Code that draws figures:
-- BEGIN --

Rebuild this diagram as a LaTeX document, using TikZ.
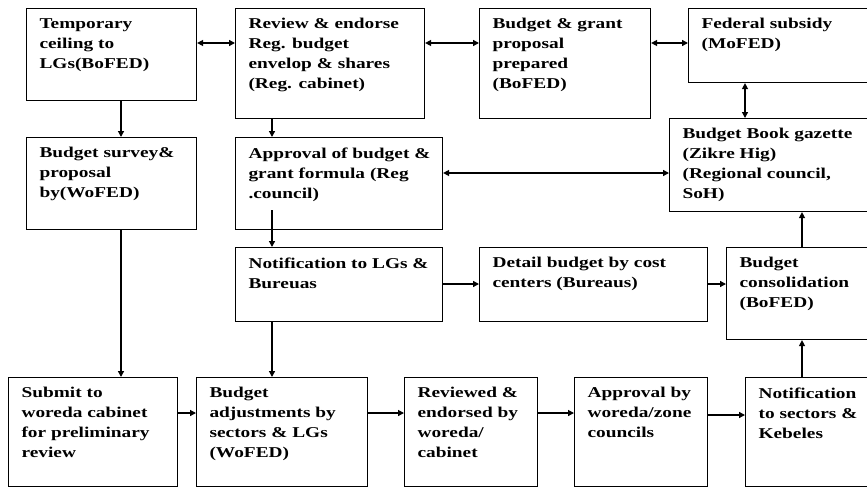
\documentclass[tikz,border=0pt]{standalone}
\usepackage{fontspec}
\setmainfont{Liberation Serif}[FakeStretch=1.29]
\usetikzlibrary{arrows.meta}
\tikzset{stage/.style={draw, line width=1.1pt, anchor=north west, inner xsep=0pt, inner ysep=10pt, font=\bfseries\fontsize{15}{20}\selectfont},
  link/.style={line width=1.3pt}}
% box of given width/height (px) with text at top left
\newcommand{\stg}[3]{\hspace*{13pt}\parbox[t][\dimexpr#2pt-20pt\relax][t]{\dimexpr#1pt-13pt\relax}{\raggedright #3}}

\begin{document}
\begin{tikzpicture}[x=1pt, y=-1pt, >={Triangle[length=6pt,width=6pt]}]
    \clip (0,0) rectangle (867,487);
    \node[stage] (ceil) at (26,8) {\stg{170}{92}{Temporary\\ceiling to\\LGs(BoFED)}};
    \node[stage] (review) at (235,8) {\stg{189}{110}{Review \& endorse\\Reg. budget\\envelop \& shares\\(Reg. cabinet)}};
    \node[stage] (grant) at (479,8) {\stg{171}{110}{Budget \& grant\\proposal\\prepared\\(BoFED)}};
    \node[stage] (fed) at (688,8) {\stg{192}{74}{Federal subsidy\\(MoFED)}};

    \node[stage] (survey) at (26,137) {\stg{170}{92}{Budget survey\&\\proposal\\by(WoFED)}};
    \node[stage] (approval) at (235,137) {\stg{207}{92}{Approval of budget \&\\grant formula (Reg\\.council)}};
    \node[stage] (gazette) at (669,118) {\stg{211}{93}{Budget Book gazette\\(Zikre Hig)\\(Regional council,\\SoH)}};

    \node[stage] (notify) at (235,247) {\stg{207}{74}{Notification to LGs \&\\Bureuas}};
    \node[stage] (detail) at (479,247) {\stg{228}{74}{Detail budget by cost\\centers (Bureaus)}};
    \node[stage] (consol) at (726,247) {\stg{154}{92}{Budget\\consolidation\\(BoFED)}};

    \node[stage] (submit) at (8,377) {\stg{169}{109}{Submit to\\woreda cabinet\\for preliminary\\review}};
    \node[stage] (adjust) at (196,377) {\stg{171}{109}{Budget\\adjustments by\\sectors \& LGs\\(WoFED)}};
    \node[stage] (reviewed) at (404,377) {\stg{133}{109}{Reviewed \&\\endorsed by\\woreda/\\cabinet}};
    \node[stage] (woreda) at (574,377) {\stg{133}{109}{Approval by\\woreda/zone\\councils}};
    \node[stage] (kebele) at (745,377) {\stg{135}{109}{Notification\\to sectors \&\\Kebeles}};

    \coordinate (apptail) at (272,210);

    \draw[link,<->] (ceil.east |- 0,43) -- (review.west |- 0,43);
    \draw[link,<->] (review.east |- 0,43) -- (grant.west |- 0,43);
    \draw[link,<->] (grant.east |- 0,43) -- (fed.west |- 0,43);
    \draw[link,<->] (fed.south -| 745,0) -- (gazette.north -| 745,0);

    \draw[link,->] (ceil.south -| 121,0) -- (survey.north -| 121,0);
    \draw[link,->] (review.south -| 272,0) -- (approval.north -| 272,0);
    \draw[link,<->] (approval.east |- 0,173) -- (gazette.west |- 0,173);
    \draw[link,->] (apptail) -- (notify.north -| apptail);

    \draw[link,->] (survey.south -| 121,0) -- (submit.north -| 121,0);
    \draw[link,->] (notify.south -| 272,0) -- (adjust.north -| 272,0);
    \draw[link,->] (notify.east |- 0,284) -- (detail.west |- 0,284);
    \draw[link,->] (detail.east |- 0,284) -- (consol.west |- 0,284);
    \draw[link,->] (consol.north -| 802,0) -- (gazette.south -| 802,0);
    \draw[link,->] (kebele.north -| 802,0) -- (consol.south -| 802,0);

    \draw[link,->] (submit.east |- 0,413) -- (adjust.west |- 0,413);
    \draw[link,->] (adjust.east |- 0,413) -- (reviewed.west |- 0,413);
    \draw[link,->] (reviewed.east |- 0,413) -- (woreda.west |- 0,413);
    \draw[link,->] (woreda.east |- 0,415) -- (kebele.west |- 0,415);
\end{tikzpicture}
\end{document}
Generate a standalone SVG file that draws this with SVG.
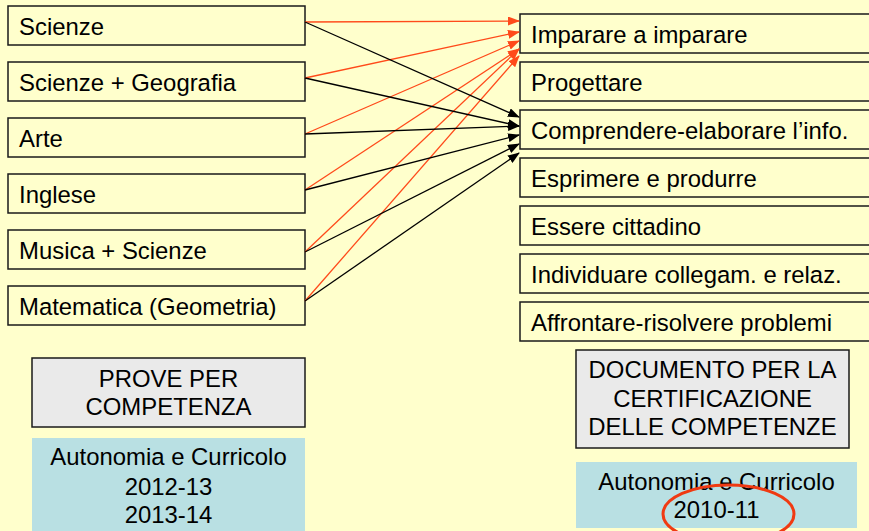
<svg xmlns="http://www.w3.org/2000/svg" width="869" height="531" viewBox="0 0 869 531">
<defs>
<marker id="ar" markerWidth="12" markerHeight="9" refX="11" refY="4.5" orient="auto" markerUnits="userSpaceOnUse"><path d="M0,0 L12,4.5 L0,9 Z" fill="#ff4a1a"/></marker>
<marker id="ab" markerWidth="12" markerHeight="9" refX="11" refY="4.5" orient="auto" markerUnits="userSpaceOnUse"><path d="M0,0 L12,4.5 L0,9 Z" fill="#000"/></marker>
</defs>
<style>
.bx{fill:#ffffcc;stroke:#1a1a1a;stroke-width:1.5}
.gr{fill:#eaeaea;stroke:#1a1a1a;stroke-width:1.5}
.bl{fill:#b9e0e3;stroke:none}
.t{font-family:"Liberation Sans",Arial,sans-serif;font-size:23.9px;fill:#000}
.c{text-anchor:middle}
.r{stroke:#ff4a1a;stroke-width:1.3;fill:none;marker-end:url(#ar)}
.k{stroke:#000;stroke-width:1.3;fill:none;marker-end:url(#ab)}
</style>
<rect width="869" height="531" fill="#ffffcc"/>
<g id="left-nodes">
<g id="n-scienze"><rect class="bx" x="8" y="6" width="297" height="39"/><text class="t" x="19" y="35">Scienze</text></g>
<g id="n-scigeo"><rect class="bx" x="8" y="62" width="297" height="39"/><text class="t" x="19" y="91">Scienze + Geografia</text></g>
<g id="n-arte"><rect class="bx" x="8" y="118" width="297" height="39"/><text class="t" x="19" y="147">Arte</text></g>
<g id="n-inglese"><rect class="bx" x="8" y="174" width="297" height="39"/><text class="t" x="19" y="203">Inglese</text></g>
<g id="n-musica"><rect class="bx" x="8" y="230" width="297" height="39"/><text class="t" x="19" y="259">Musica + Scienze</text></g>
<g id="n-matematica"><rect class="bx" x="8" y="286" width="297" height="39"/><text class="t" x="19" y="315">Matematica (Geometria)</text></g>
</g>
<g id="right-nodes">
<g id="n-imparare"><rect class="bx" x="520" y="14" width="360" height="39"/><text class="t" x="531" y="43">Imparare a imparare</text></g>
<g id="n-progettare"><rect class="bx" x="520" y="62" width="360" height="39"/><text class="t" x="531" y="91">Progettare</text></g>
<g id="n-comprendere"><rect class="bx" x="520" y="110" width="360" height="39"/><text class="t" x="531" y="139">Comprendere-elaborare l’info.</text></g>
<g id="n-esprimere"><rect class="bx" x="520" y="158" width="360" height="39"/><text class="t" x="531" y="187">Esprimere e produrre</text></g>
<g id="n-cittadino"><rect class="bx" x="520" y="206" width="360" height="39"/><text class="t" x="531" y="235">Essere cittadino</text></g>
<g id="n-individuare"><rect class="bx" x="520" y="254" width="360" height="39"/><text class="t" x="531" y="283">Individuare collegam. e relaz.</text></g>
<g id="n-affrontare"><rect class="bx" x="520" y="302" width="360" height="39"/><text class="t" x="531" y="331">Affrontare-risolvere problemi</text></g>
</g>
<g id="connectors">
<line class="r" x1="305" y1="22" x2="519" y2="21"/>
<line class="r" x1="305" y1="78" x2="519" y2="32"/>
<line class="r" x1="305" y1="134" x2="519" y2="41"/>
<line class="r" x1="305" y1="190" x2="519" y2="49"/>
<line class="r" x1="305" y1="252" x2="519" y2="49"/>
<line class="r" x1="305" y1="301" x2="519" y2="56"/>
<line class="k" x1="305" y1="22" x2="519" y2="117"/>
<line class="k" x1="305" y1="78" x2="519" y2="126"/>
<line class="k" x1="305" y1="134" x2="519" y2="126"/>
<line class="k" x1="305" y1="190" x2="519" y2="135"/>
<line class="k" x1="305" y1="252" x2="519" y2="144"/>
<line class="k" x1="305" y1="301" x2="519" y2="153"/>
</g>
<g id="prove">
<rect class="gr" x="32" y="358" width="273" height="69"/>
<text class="t c" x="168.5" y="387">PROVE PER</text>
<text class="t c" x="168.5" y="415">COMPETENZA</text>
</g>
<g id="autonomia-left">
<rect class="bl" x="32" y="438" width="273" height="93"/>
<text class="t c" x="168.5" y="465">Autonomia e Curricolo</text>
<text class="t c" x="168.5" y="495">2012-13</text>
<text class="t c" x="168.5" y="523">2013-14</text>
</g>
<g id="documento">
<rect class="gr" x="576" y="350" width="273" height="98"/>
<text class="t c" x="712.5" y="378">DOCUMENTO PER LA</text>
<text class="t c" x="712.5" y="407">CERTIFICAZIONE</text>
<text class="t c" x="712.5" y="435">DELLE COMPETENZE</text>
</g>
<g id="autonomia-right">
<rect class="bl" x="576" y="462" width="281" height="66"/>
<text class="t c" x="716.5" y="490">Autonomia e Curricolo</text>
<text class="t c" x="716.5" y="518">2010-11</text>
<ellipse cx="728.5" cy="514" rx="65.5" ry="29" fill="none" stroke="#f03a12" stroke-width="3"/>
</g>
</svg>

-- END --

__Your goal__: Determine how many lines in the data above contain the string "this". Give nothing except the number.

__Task solution__: 2